Luxury fabrics and furs were also applied liberally across outerwear. Feature lapels were made of mohair, ostrich skin, Mongolian lamb and beaver fur - a trend that will come as a boon for brands and retailers looking for reasons to justify significant price hikes, and will help make product sufficiently stand out to drive sales. Those labels that served up more brutal or minimalist looks also embraced stand-out detailing such as textured or sculpted fabrics.

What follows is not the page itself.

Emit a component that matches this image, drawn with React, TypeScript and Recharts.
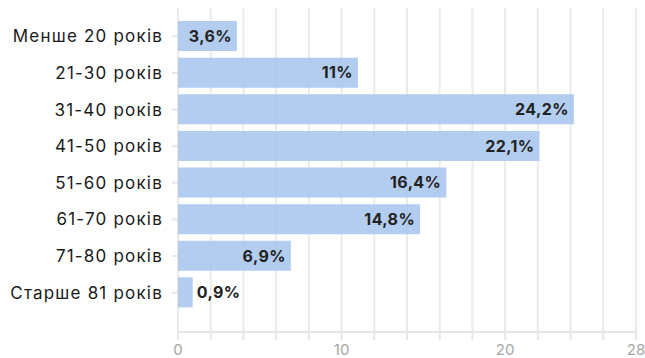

There was a dichotomy when it came to silhouettes, however, with lean, tapered legs and skinny-fit jackets on the one hand and boxy, oversized shapes on the other. The likes of Burberry Prorsum served up hulking great overcoats made of sculpted wool which will spawn a slew of references and copycats on the high street, while Neil Barrett veered far in the other direction with a menswear take on the jegging trend: pieced leather and neoprene “meggings”. They are unlikely to catch fire on the high street any time soon, but the lean-legged silhouettes at Neil Barrett, Prada, Jil Sander and DSquared almost certainly will.

The emphasis on suiting was reminiscent of Gucci circa 1950, but outside that there were retro references to the 1960s and 1970s at many of the shows. Some of the fabric and colour combinations were a touch too kitsch to imagine many men buying into at the moment, but the 1970s trend in spring 11 womenswear is likely to move tastes in that direction and prepare male shoppers to give these retro touches a warmer reception come autumn.